1. The problem statement, all variables and given/known data
A solar panel (an assemblage of solar cells) measures 58 cm x 53 cm. When facing the sun, this panel generates 2.7A at 14V. Sunlight delivers an energy of 1.0 x 10^3 W/m^2 to an area facing it. What is the efficiency of this panel, that is, what fraction of the energy in sunlight is converted into electric energy?

2. Relevant equations
Am I doing this problem correctly

3. The attempt at a solution
The power delivered by the panel is P(delivered)= I x V= 2.7A x 14V= 37.8 W
For the power delivered by sunlight I multiplied 1.0 x 10^3 W/m^2 by the area of .58m x .53m:
so the area equals .307m^2.
1.0 x 10^3 W/m^2 x .307m^2= 307.4 W delivered by the sun.

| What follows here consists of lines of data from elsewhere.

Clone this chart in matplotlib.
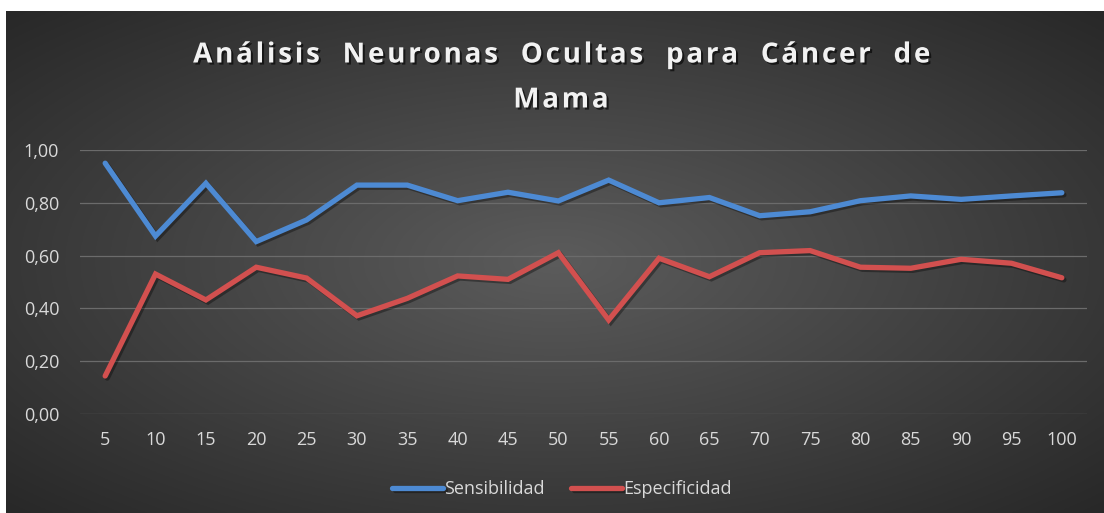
import matplotlib
matplotlib.use("Agg")
import matplotlib.pyplot as plt
import matplotlib.patheffects as pe
from matplotlib.ticker import FuncFormatter
import numpy as np

neuronas = [5, 10, 15, 20, 25, 30, 35, 40, 45, 50,
            55, 60, 65, 70, 75, 80, 85, 90, 95, 100]
sensibilidad = [0.95, 0.674, 0.874, 0.653, 0.735, 0.867, 0.867, 0.808, 0.84, 0.807,
                0.886, 0.80, 0.82, 0.751, 0.766, 0.808, 0.826, 0.813, 0.826, 0.838]
especificidad = [0.144, 0.53, 0.432, 0.556, 0.515, 0.372, 0.438, 0.523, 0.51, 0.611,
                 0.356, 0.59, 0.52, 0.611, 0.619, 0.556, 0.552, 0.586, 0.571, 0.516]

W, H = 1104, 513
fig = plt.figure(figsize=(W / 100, H / 100), dpi=100, facecolor="white")

# dark radial background of the chart area
left, top = 6 / W, 11 / H
bg = fig.add_axes([left, 0, 1 - left, 1 - top], zorder=0)
yy, xx = np.mgrid[-1:1:300j, -1:1:600j]
r = np.sqrt((xx * 0.9) ** 2 + (yy * 0.9) ** 2)
shade = np.clip(0.36 - 0.16 * r, 0.15, 0.36)
bg.imshow(np.dstack([shade] * 3), aspect="auto", extent=[0, 1, 0, 1])
bg.set_axis_off()

ax = fig.add_axes([80 / W, 1 - 414 / H, (1087 - 80) / W, (414 - 150) / H], zorder=1)
ax.set_facecolor("none")
x = np.arange(len(neuronas))

shadow = [pe.SimpleLineShadow(offset=(1.5, -1.5), alpha=0.35), pe.Normal()]
ax.plot(x, sensibilidad, color="#4d8ad3", lw=3.8, solid_joinstyle="miter",
        solid_capstyle="round", label="Sensibilidad", path_effects=shadow)
ax.plot(x, especificidad, color="#d2504f", lw=3.8, solid_joinstyle="miter",
        solid_capstyle="round", label="Especificidad", path_effects=shadow)

ax.set_xlim(-0.5, len(neuronas) - 0.5)
ax.set_ylim(0, 1.0)
ax.set_yticks(np.arange(0, 1.01, 0.2))
ax.yaxis.set_major_formatter(FuncFormatter(lambda v, p: f"{v:.2f}".replace(".", ",")))
ax.set_xticks(x)
ax.set_xticklabels([str(n) for n in neuronas])
ax.grid(axis="y", color="#6b6b6b", lw=0.9)
ax.set_axisbelow(True)
for s in ax.spines.values():
    s.set_visible(False)
ax.tick_params(length=0, colors="#d9d9d9", labelsize=13)
ax.tick_params(axis="y", pad=15)
ax.tick_params(axis="x", pad=12)
for lab in ax.get_xticklabels() + ax.get_yticklabels():
    lab.set_fontfamily("Open Sans")
    lab.set_color("#d9d9d9")


def spaced(s):
    # widen the letter tracking like the original title
    return "\u200a".join(s)


title_fx = [pe.withSimplePatchShadow(offset=(1.5, -1.5), shadow_rgbFace="black", alpha=0.6)]
for txt, ypix in [("Análisis  Neuronas  Ocultas  para  Cáncer  de", 55), ("Mama", 100)]:
    fig.text(0.508, 1 - ypix / H, spaced(txt),
             ha="center", va="center", fontsize=20, fontweight="bold",
             family=["Open Sans", "DejaVu Sans"],
             color="#f2f2f2", path_effects=title_fx)

leg = fig.legend(loc="center", bbox_to_anchor=(0.509, 1 - 489 / H), ncol=2,
                 frameon=False, handlelength=2.8, handletextpad=0.05, columnspacing=1.5,
                 prop={"family": "Open Sans", "size": 13})
for t in leg.get_texts():
    t.set_color("#d9d9d9")

fig.savefig("out.png", dpi=100, facecolor="white")
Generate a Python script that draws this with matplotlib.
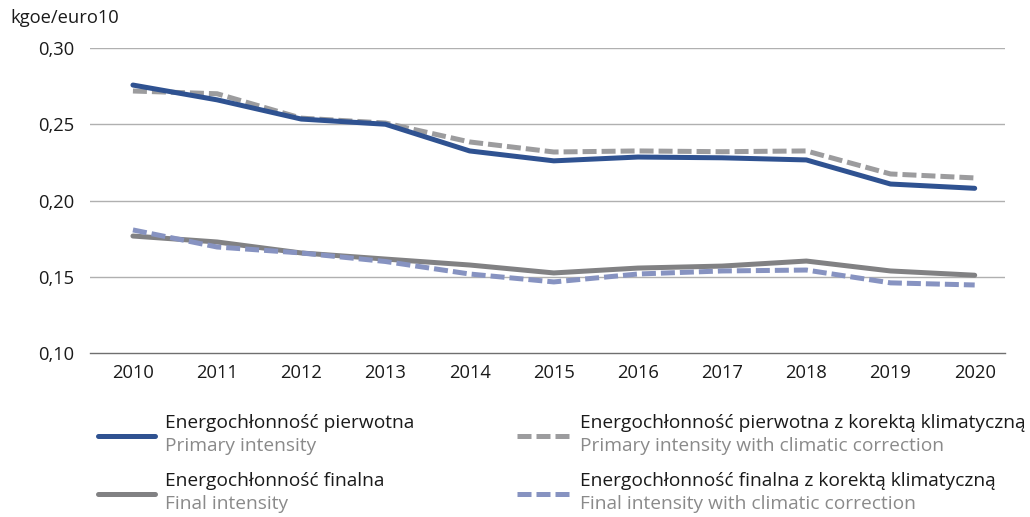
import matplotlib
matplotlib.use("Agg")
import matplotlib.pyplot as plt
from matplotlib.lines import Line2D

plt.rcParams['font.family'] = ['Open Sans', 'DejaVu Sans']

years = [2010, 2011, 2012, 2013, 2014, 2015, 2016, 2017, 2018, 2019, 2020]
primary = [0.2757, 0.2660, 0.2534, 0.2500, 0.2325, 0.2260, 0.2285, 0.2280, 0.2266, 0.2108, 0.2080]
primary_corr = [0.2718, 0.2700, 0.2540, 0.2508, 0.2384, 0.2318, 0.2325, 0.2320, 0.2325, 0.2174, 0.2148]
final = [0.1767, 0.1728, 0.1656, 0.1616, 0.1577, 0.1525, 0.1557, 0.1570, 0.1603, 0.1538, 0.1510]
final_corr = [0.1807, 0.1695, 0.1656, 0.1600, 0.1518, 0.1466, 0.1518, 0.1538, 0.1544, 0.1460, 0.1446]
yticks = [0.10, 0.15, 0.20, 0.25, 0.30]
ytick_labels = ['0,10', '0,15', '0,20', '0,25', '0,30']
unit_label = 'kgoe/euro10'
legend_pl = ['Energochłonność pierwotna', 'Energochłonność pierwotna z korektą klimatyczną',
             'Energochłonność finalna', 'Energochłonność finalna z korektą klimatyczną']
legend_en = ['Primary intensity', 'Primary intensity with climatic correction',
             'Final intensity', 'Final intensity with climatic correction']

C_BLUE = '#2f5291'
C_GRAYD = '#9c9c9e'
C_GRAY = '#818183'
C_LBLUE = '#8793c1'

W, H = 1030, 517
fig = plt.figure(figsize=(W / 100, H / 100), dpi=100)
ax = fig.add_axes([90 / W, 1 - 353 / H, 915 / W, 305 / H])

lw = 3.6
ax.plot(years, primary_corr, color=C_GRAYD, lw=lw, dashes=(2.8, 1.0), zorder=3)
ax.plot(years, primary, color=C_BLUE, lw=lw, solid_capstyle='round', solid_joinstyle='round', zorder=4)
ax.plot(years, final, color=C_GRAY, lw=lw, solid_capstyle='round', solid_joinstyle='round', zorder=3)
ax.plot(years, final_corr, color=C_LBLUE, lw=lw, dashes=(2.8, 1.0), zorder=4)

ax.set_ylim(0.10, 0.30)
ax.set_xlim(2009.49, 2020.36)
ax.set_yticks(yticks)
ax.set_yticklabels(ytick_labels)
ax.set_xticks(years)
ax.set_xticklabels([str(y) for y in years])
for v in yticks[1:]:
    ax.axhline(v, color='#b0b0b0', lw=1.0, zorder=1)
for s in ['top', 'right', 'left']:
    ax.spines[s].set_visible(False)
ax.spines['bottom'].set_color('#6f6f6f')
ax.spines['bottom'].set_linewidth(1.0)
ax.tick_params(axis='both', length=0, labelsize=13.2, colors='#1a1a1a')
ax.tick_params(axis='y', pad=11)
ax.tick_params(axis='x', pad=8)

fig.text(10 / W, 1 - 18 / H, unit_label, fontsize=13.2, color='#1a1a1a', va='center', ha='left')

# Custom legend
handles = [
    (98, 155, 436, C_BLUE, None, 165),
    (517, 570, 436, C_GRAYD, (2.8, 1.0), 580),
    (98, 155, 494, C_GRAY, None, 165),
    (517, 570, 494, C_LBLUE, (2.8, 1.0), 580),
]
for i, (x0, x1, yy, col, dash, tx) in enumerate(handles):
    ln = Line2D([x0 / W, x1 / W], [1 - yy / H, 1 - yy / H], transform=fig.transFigure,
                color=col, lw=lw, solid_capstyle='round')
    if dash:
        ln.set_dashes(dash)
    fig.add_artist(ln)
    fig.text(tx / W, 1 - (yy - 13) / H, legend_pl[i], fontsize=13.8, color='#1a1a1a',
             va='center', ha='left')
    fig.text(tx / W, 1 - (yy + 10) / H, legend_en[i], fontsize=13.8, color='#8a8a8a',
             va='center', ha='left')

fig.savefig('out.png', dpi=100)
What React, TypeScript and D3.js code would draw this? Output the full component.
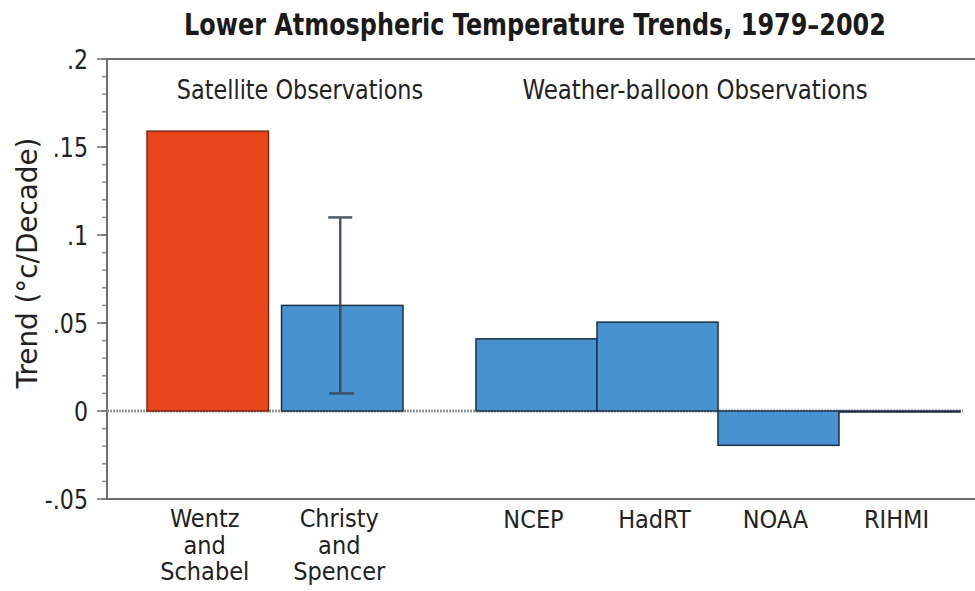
import React from "react";
import * as d3 from "d3";

const satelliteNames = ["Wentz and Schabel", "Christy and Spencer"];
const satelliteLines = [["Wentz", "and", "Schabel"], ["Christy", "and", "Spencer"]];
const satelliteValues = [0.159, 0.06];
const christyError = [0.01, 0.11];

const balloonNames = ["NCEP", "HadRT", "NOAA", "RIHMI"];
const balloonValues = [0.041, 0.0505, -0.0195, 0];

const yTicks = [-0.05, 0, 0.05, 0.1, 0.15, 0.2];
const yTickLabels = ["-.05", "0", ".05", ".1", ".15", ".2"];
const minorTicks = d3.range(-5, 21).map((i) => i / 100);

const title = "Lower Atmospheric Temperature Trends, 1979–2002";
const yTitle = "Trend (°c/Decade)";
const groupTitles = ["Satellite Observations", "Weather-balloon Observations"];

const W = 975;
const H = 591;
const FONT = "'DejaVu Sans', 'Liberation Sans', sans-serif";

const RED = "#e8451f";
const RED_STROKE = "#7a2a14";
const BLUE = "#4892cf";
const BLUE_STROKE = "#1b3148";

function NarrowText(props: { x: number; y: number; size: number; sx: number; anchor: string; children: React.ReactNode; weight?: string; fill?: string; rotate?: number }) {
  return (
    <text
      transform={`translate(${props.x},${props.y}) rotate(${props.rotate || 0}) scale(${props.sx},1)`}
      textAnchor={props.anchor}
      fontSize={props.size}
      fontWeight={props.weight || "normal"}
      fill={props.fill || "#222"}
    >
      {props.children}
    </text>
  );
}

export default function App() {
  const y = d3.scaleLinear().domain([-0.05, 0.2]).range([499, 59]);
  const xs = d3.scaleBand<string>().domain(satelliteNames).range([147, 403]).paddingInner(0.097).paddingOuter(0);
  const xb = d3.scaleBand<string>().domain(balloonNames).range([476, 960]).padding(0);
  const axisX = 107;
  const y0 = y(0);

  const barRect = (x: number, w: number, v: number, fill: string, stroke: string, key: string) => {
    const top = Math.min(y(v), y0);
    const h = Math.max(Math.abs(y(v) - y0), 1);
    return <rect key={key} x={x} y={top} width={w} height={h} fill={fill} stroke={stroke} strokeWidth={1.5} />;
  };

  const errX = (xs(satelliteNames[1]) as number) + xs.bandwidth() / 2 - 2;

  return (
    <svg width={W} height={H} style={{ position: "absolute", left: 0, top: 0, background: "#fff" }} fontFamily={FONT}>
      <rect x={0} y={0} width={W} height={H} fill="#fff" />
      {/* title */}
      <NarrowText x={535} y={35} size={31} sx={0.772} anchor="middle" weight="bold" fill="#1a1a1a">
        {title}
      </NarrowText>

      {/* frame lines top and bottom */}
      <line x1={axisX} x2={W} y1={y(0.2)} y2={y(0.2)} stroke="#6d6d6d" strokeWidth={2} />
      <line x1={axisX} x2={W} y1={y(-0.05)} y2={y(-0.05)} stroke="#6d6d6d" strokeWidth={2} />

      {/* minor ticks */}
      {minorTicks.map((t, i) => (
        <line key={"m" + i} x1={axisX - 5} x2={axisX} y1={y(t)} y2={y(t)} stroke="#8a8a8a" strokeWidth={1.5} />
      ))}
      {/* major ticks */}
      {yTicks.map((t, i) => (
        <g key={"t" + i}>
          <line x1={axisX - 10} x2={axisX} y1={y(t)} y2={y(t)} stroke="#6d6d6d" strokeWidth={1.5} />
          <NarrowText x={88} y={y(t) + 10} size={27} sx={0.82} anchor="end">
            {yTickLabels[i]}
          </NarrowText>
        </g>
      ))}
      <line x1={axisX} x2={axisX} y1={y(0.2) - 1} y2={y(-0.05) + 1} stroke="#6d6d6d" strokeWidth={2} />

      {/* y title */}
      <NarrowText x={37} y={263} rotate={-90} size={29} sx={0.96} anchor="middle">
        {yTitle}
      </NarrowText>

      {/* group titles */}
      <NarrowText x={300} y={99} size={26} sx={0.86} anchor="middle">
        {groupTitles[0]}
      </NarrowText>
      <NarrowText x={695} y={99} size={26} sx={0.88} anchor="middle">
        {groupTitles[1]}
      </NarrowText>

      {/* zero line */}
      <line x1={axisX} x2={963} y1={y0} y2={y0} stroke="#999" strokeWidth={3} strokeDasharray="2 1" />

      {/* bars */}
      {satelliteNames.map((n, i) =>
        barRect(xs(n) as number, xs.bandwidth(), satelliteValues[i], i === 0 ? RED : BLUE, i === 0 ? RED_STROKE : BLUE_STROKE, "s" + i)
      )}
      {balloonNames.map((n, i) => barRect(xb(n) as number, xb.bandwidth(), balloonValues[i], BLUE, BLUE_STROKE, "b" + i))}

      {/* error bar */}
      <g stroke="#3c4a58" strokeWidth={2.5} opacity={0.9}>
        <line x1={errX} x2={errX} y1={y(christyError[0])} y2={y(christyError[1])} />
        <line x1={errX - 12} x2={errX + 12} y1={y(christyError[1])} y2={y(christyError[1])} />
        <line x1={errX - 11} x2={errX + 14} y1={y(christyError[0])} y2={y(christyError[0])} />
      </g>

      {/* category labels */}
      {satelliteNames.map((n, i) =>
        satelliteLines[i].map((l, j) => (
          <NarrowText key={"sl" + i + "-" + j} x={(xs(n) as number) + xs.bandwidth() / 2 - 3} y={527 + j * 26.5} size={25} sx={0.9} anchor="middle">
            {l}
          </NarrowText>
        ))
      )}
      {balloonNames.map((n, i) => (
        <NarrowText key={"bl" + i} x={(xb(n) as number) + xb.bandwidth() / 2 - 3} y={528} size={25} sx={0.9} anchor="middle">
          {n}
        </NarrowText>
      ))}
    </svg>
  );
}
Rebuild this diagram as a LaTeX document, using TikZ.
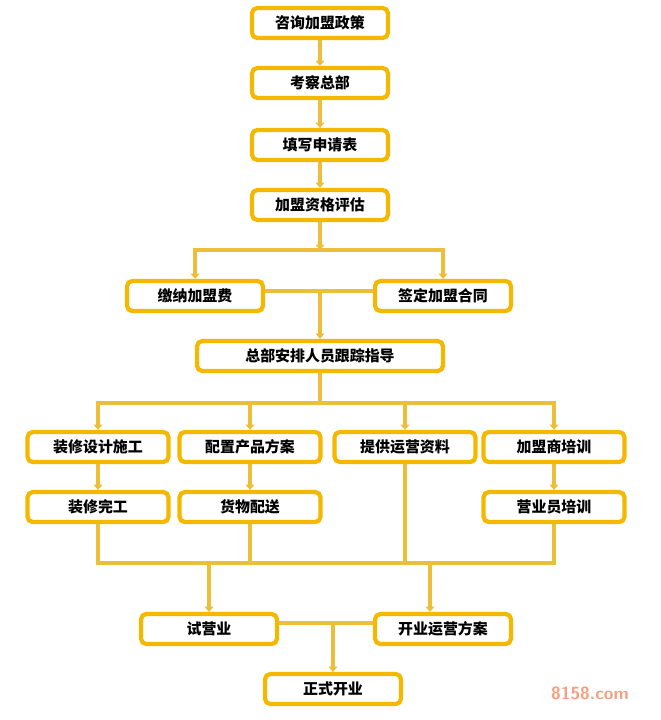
\documentclass[tikz,border=0pt]{standalone}
\usepackage{fontspec}
\newfontfamily\cjk{Noto Sans CJK SC}
\usetikzlibrary{arrows.meta, positioning}
\definecolor{gold}{HTML}{F5B800}
\definecolor{goldline}{HTML}{EDBE3A}
\definecolor{mark}{HTML}{F4A080}

\begin{document}
\begin{tikzpicture}[x=0.02cm, y=-0.02cm,
        stepbox/.style = {draw=gold, line width=2.4pt, rounded corners=3pt, fill=white,
            minimum height=0.6cm, minimum width=2.72cm, inner sep=2pt,
            font=\cjk\bfseries\fontsize{8.5}{10}\selectfont},
        branchbox/.style = {stepbox, minimum width=2.82cm},
        widebox/.style = {stepbox, minimum width=4.92cm},
        link/.style = {draw=goldline, line width=2pt},
        arrow/.style = {link, -{Triangle[length=3pt, width=5pt]}}
    ]
        \useasboundingbox (0,0) rectangle (660,720);
        % main column
        \node[stepbox] (ask) at (320,23) {咨询加盟政策};
        \node[stepbox] (visit) at (320,83) {考察总部};
        \node[stepbox] (form) at (320,145) {填写申请表};
        \node[stepbox] (eval) at (320,205) {加盟资格评估};
        \node[stepbox] (fee) at (195,296) {缴纳加盟费};
        \node[stepbox] (contract) at (443,296) {签定加盟合同};
        \node[widebox] (staff) at (320,356) {总部安排人员跟踪指导};
        % four branches
        \node[branchbox] (decor) at (98,447) {装修设计施工};
        \node[branchbox] (goods) at (250,447) {配置产品方案};
        \node[branchbox] (info) at (405,447) {提供运营资料};
        \node[branchbox] (train) at (554,447) {加盟商培训};
        \node[branchbox] (done) at (98,507) {装修完工};
        \node[branchbox] (ship) at (250,507) {货物配送};
        \node[branchbox] (clerk) at (554,507) {营业员培训};
        % opening
        \node[stepbox] (trial) at (209,629) {试营业};
        \node[stepbox] (plan) at (443,629) {开业运营方案};
        \node[stepbox] (open) at (333,689) {正式开业};
        \node[font=\bfseries\sffamily\fontsize{10}{10}\selectfont, text=mark] (site) at (590,693) {8158.com};

        \coordinate (split) at (320,250);
        \coordinate (join) at (320,291);
        \coordinate (fan) at (320,403);
        \coordinate (merge) at (320,563);
        \coordinate (toplan) at (430,563);
        \coordinate (final) at (333,623);

        \draw[arrow] (ask) -- (visit);
        \draw[arrow] (visit) -- (form);
        \draw[arrow] (form) -- (eval);
        \draw[arrow] (eval) -- (split);
        \draw[arrow] (split) -| (fee);
        \draw[arrow] (split) -| (contract);
        \draw[link] (fee.east |- join) -- (contract.west |- join);
        \draw[arrow] (join) -- (staff);
        \draw[link] (staff) -- (fan);
        \foreach \n in {decor, goods, info, train}
            \draw[arrow] (fan) -| (\n);
        \draw[arrow] (decor) -- (done);
        \draw[arrow] (goods) -- (ship);
        \draw[arrow] (train) -- (clerk);
        \draw[link] (done.south) |- (merge) -| (clerk.south);
        \draw[link] (ship) -- (ship.south |- merge);
        \draw[link] (info) -- (info.south |- merge);
        \draw[arrow] (trial.north |- merge) -- (trial);
        \draw[arrow] (toplan) -- (toplan |- plan.north);
        \draw[link] (trial.east |- final) -- (plan.west |- final);
        \draw[arrow] (final) -- (open);
\end{tikzpicture}
\end{document}
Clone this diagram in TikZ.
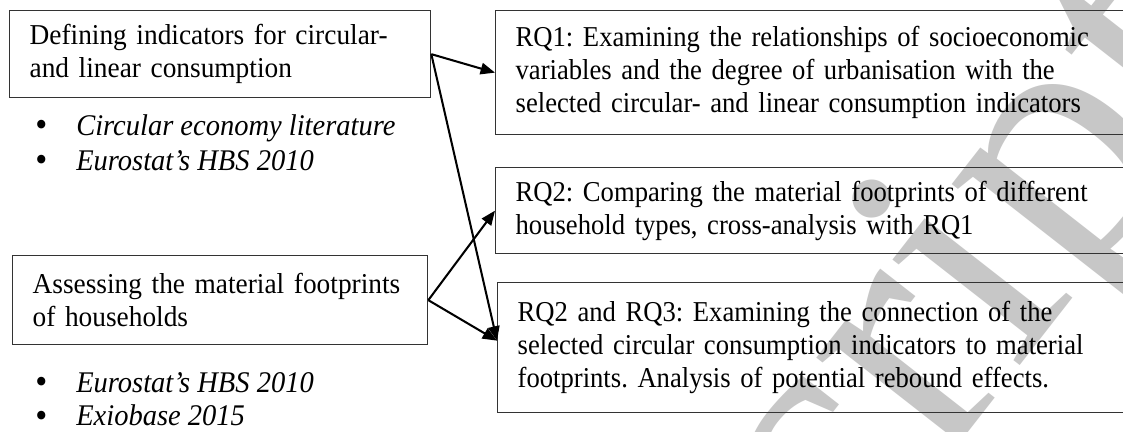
\documentclass[tikz,border=0pt]{standalone}
\usepackage{fontspec}
\setmainfont[FakeStretch=0.95]{Liberation Serif}
\newfontfamily\rqfont[FakeStretch=0.925]{Liberation Serif}
\newfontfamily\wmfont{Liberation Serif}
\usetikzlibrary{arrows.meta,calc}
\newcommand\pxu{0.4167pt}
\newcommand\bigbul{\makebox[17pt][l]{\raisebox{-0.6pt}{\upshape\fontsize{15}{15}\selectfont\textbullet}}}
\begin{document}
\frenchspacing
\begin{tikzpicture}[x=0.4167pt,y=-0.4167pt,
  boxbase/.style={draw=black!80, line width=0.55pt, rectangle, anchor=north west,
    inner xsep=20*\pxu, inner ysep=0pt, align=left,
    font=\fontsize{12}{13.75}\selectfont},
  rqbox/.style={boxbase, font=\rqfont\fontsize{12}{13.75}\selectfont},
  item/.style={anchor=west, inner sep=0pt, font=\fontsize{12.5}{14}\selectfont\itshape},
  arr/.style={line width=0.85pt, -{Triangle[length=6pt,width=4.8pt]}},
  wmark/.style={text=black!22, inner sep=0pt, font=\wmfont\fontsize{150}{150}\selectfont}]
\clip (0,0) rectangle (1123,432);
\fill[white] (0,0) rectangle (1123,432);
% watermark
\node[wmark, rotate=52] (wm) at (940,337) {script};
% left boxes
\node[boxbase, text width=381*\pxu, minimum height=87*\pxu] (a) at (9,10)
  {\mbox{Defining indicators for circular-}\\\mbox{and linear consumption}};
\node[boxbase, text width=375*\pxu, minimum height=89*\pxu] (b) at (12,255)
  {\mbox{Assessing the material footprints}\\\mbox{of households}};
% right boxes (right side runs off the page)
\node[rqbox, text width=700*\pxu, minimum height=124*\pxu] (rq1) at (495,10)
  {RQ1: Examining the relationships of socioeconomic\\variables and the degree of urbanisation with the\\selected circular- and linear consumption indicators};
\node[rqbox, text width=700*\pxu, minimum height=86*\pxu] (rq2) at (495,167)
  {RQ2: Comparing the material footprints of different\\household types, cross-analysis with RQ1};
\node[rqbox, text width=700*\pxu, minimum height=130*\pxu] (rq3) at (497,282)
  {RQ2 and RQ3: Examining the connection of the\\selected circular consumption indicators to material\\footprints. Analysis of potential rebound effects.};
% bullet lists
\node[item] (l1) at (35,128) {\bigbul Circular economy literature};
\node[item] (l2) at (35,161) {\bigbul Eurostat’s HBS 2010};
\node[item] (l3) at (35,383) {\bigbul Eurostat’s HBS 2010};
\node[item] (l4) at (35,416) {\bigbul Exiobase 2015};
% arrows
\coordinate (t3) at ($(rq3.west)+(0,-7)$);
\draw[arr] (a.east) -- (rq1.west);
\draw[arr] (a.east) -- (t3);
\draw[arr] (b.east) -- (rq2.west);
\draw[arr] (b.east) -- (t3);
\end{tikzpicture}
\end{document}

So I needed to find the fraction of energy in sunlight that is converted into electric energy. I did that by dividing 37.8W/307.4. The fraction of energy converted is .123 or 12.3%.

Or is the answer 307.4/37.8= 8.13?

I'm not sure which is the right answer or if it I did it correctly please let me know.

2. Mar 18, 2011

### Staff: Mentor

Looks good to me.

No, you want the fraction of the energy in the sunlight that is converted to electrical energy. Your first answer was correct. (Efficiency could never be greater that 1 or 100%,)

3. Mar 18, 2011

Thank you.